EXERCISE> Starting with the first line of the data below, copy each line up to and including the one containing "(m60) at (242,541)". Pictures stay out.

SOURCE MATERIAL>
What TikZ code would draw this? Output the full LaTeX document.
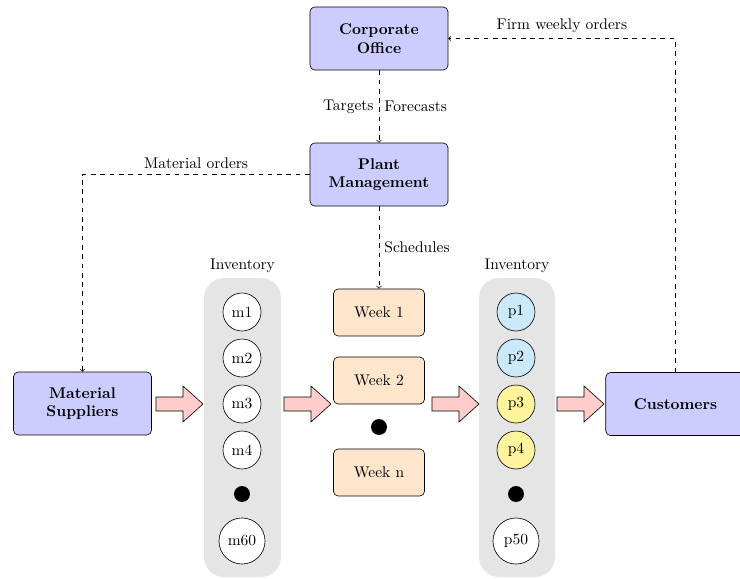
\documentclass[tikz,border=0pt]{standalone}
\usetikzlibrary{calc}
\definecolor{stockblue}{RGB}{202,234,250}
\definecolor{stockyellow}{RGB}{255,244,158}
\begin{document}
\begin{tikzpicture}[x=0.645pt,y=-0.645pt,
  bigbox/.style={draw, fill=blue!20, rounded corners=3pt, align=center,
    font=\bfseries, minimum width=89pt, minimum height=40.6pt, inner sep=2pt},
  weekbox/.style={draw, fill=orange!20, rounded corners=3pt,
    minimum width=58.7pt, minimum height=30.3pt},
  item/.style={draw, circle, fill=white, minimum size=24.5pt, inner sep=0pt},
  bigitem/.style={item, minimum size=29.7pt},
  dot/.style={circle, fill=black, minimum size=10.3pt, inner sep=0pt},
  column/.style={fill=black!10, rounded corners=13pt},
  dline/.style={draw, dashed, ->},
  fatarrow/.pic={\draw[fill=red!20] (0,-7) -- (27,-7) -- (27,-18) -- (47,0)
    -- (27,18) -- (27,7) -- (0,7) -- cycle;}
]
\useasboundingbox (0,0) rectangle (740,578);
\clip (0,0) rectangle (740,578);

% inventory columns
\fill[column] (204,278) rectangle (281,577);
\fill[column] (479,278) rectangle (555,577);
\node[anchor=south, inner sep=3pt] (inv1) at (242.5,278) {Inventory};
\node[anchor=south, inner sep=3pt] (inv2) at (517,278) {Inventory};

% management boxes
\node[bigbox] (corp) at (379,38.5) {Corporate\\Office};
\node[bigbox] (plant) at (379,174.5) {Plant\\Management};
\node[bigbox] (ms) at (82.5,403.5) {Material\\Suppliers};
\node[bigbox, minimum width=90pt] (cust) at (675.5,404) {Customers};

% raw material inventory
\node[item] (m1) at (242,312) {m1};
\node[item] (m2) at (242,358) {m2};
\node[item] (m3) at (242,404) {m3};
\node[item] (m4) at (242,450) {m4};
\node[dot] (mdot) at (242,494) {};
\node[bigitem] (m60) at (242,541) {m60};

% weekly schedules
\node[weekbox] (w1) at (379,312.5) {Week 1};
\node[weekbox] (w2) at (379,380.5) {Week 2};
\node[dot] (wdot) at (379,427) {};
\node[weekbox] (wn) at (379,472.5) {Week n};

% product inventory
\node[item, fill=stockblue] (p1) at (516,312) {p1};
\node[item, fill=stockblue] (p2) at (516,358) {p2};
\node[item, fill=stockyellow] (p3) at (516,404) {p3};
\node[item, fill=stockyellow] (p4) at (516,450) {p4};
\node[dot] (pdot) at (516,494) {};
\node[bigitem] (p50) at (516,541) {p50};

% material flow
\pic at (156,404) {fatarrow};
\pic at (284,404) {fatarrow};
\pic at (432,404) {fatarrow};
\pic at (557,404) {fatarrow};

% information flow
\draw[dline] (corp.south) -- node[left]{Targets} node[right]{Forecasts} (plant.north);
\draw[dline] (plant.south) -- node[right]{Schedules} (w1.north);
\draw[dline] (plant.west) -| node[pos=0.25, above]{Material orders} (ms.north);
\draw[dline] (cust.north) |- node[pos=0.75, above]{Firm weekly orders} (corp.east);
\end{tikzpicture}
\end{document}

FINISHED TASK>
What TikZ code would draw this? Output the full LaTeX document.
\documentclass[tikz,border=0pt]{standalone}
\usetikzlibrary{calc}
\definecolor{stockblue}{RGB}{202,234,250}
\definecolor{stockyellow}{RGB}{255,244,158}
\begin{document}
\begin{tikzpicture}[x=0.645pt,y=-0.645pt,
  bigbox/.style={draw, fill=blue!20, rounded corners=3pt, align=center,
    font=\bfseries, minimum width=89pt, minimum height=40.6pt, inner sep=2pt},
  weekbox/.style={draw, fill=orange!20, rounded corners=3pt,
    minimum width=58.7pt, minimum height=30.3pt},
  item/.style={draw, circle, fill=white, minimum size=24.5pt, inner sep=0pt},
  bigitem/.style={item, minimum size=29.7pt},
  dot/.style={circle, fill=black, minimum size=10.3pt, inner sep=0pt},
  column/.style={fill=black!10, rounded corners=13pt},
  dline/.style={draw, dashed, ->},
  fatarrow/.pic={\draw[fill=red!20] (0,-7) -- (27,-7) -- (27,-18) -- (47,0)
    -- (27,18) -- (27,7) -- (0,7) -- cycle;}
]
\useasboundingbox (0,0) rectangle (740,578);
\clip (0,0) rectangle (740,578);

% inventory columns
\fill[column] (204,278) rectangle (281,577);
\fill[column] (479,278) rectangle (555,577);
\node[anchor=south, inner sep=3pt] (inv1) at (242.5,278) {Inventory};
\node[anchor=south, inner sep=3pt] (inv2) at (517,278) {Inventory};

% management boxes
\node[bigbox] (corp) at (379,38.5) {Corporate\\Office};
\node[bigbox] (plant) at (379,174.5) {Plant\\Management};
\node[bigbox] (ms) at (82.5,403.5) {Material\\Suppliers};
\node[bigbox, minimum width=90pt] (cust) at (675.5,404) {Customers};

% raw material inventory
\node[item] (m1) at (242,312) {m1};
\node[item] (m2) at (242,358) {m2};
\node[item] (m3) at (242,404) {m3};
\node[item] (m4) at (242,450) {m4};
\node[dot] (mdot) at (242,494) {};
\node[bigitem] (m60) at (242,541) {m60};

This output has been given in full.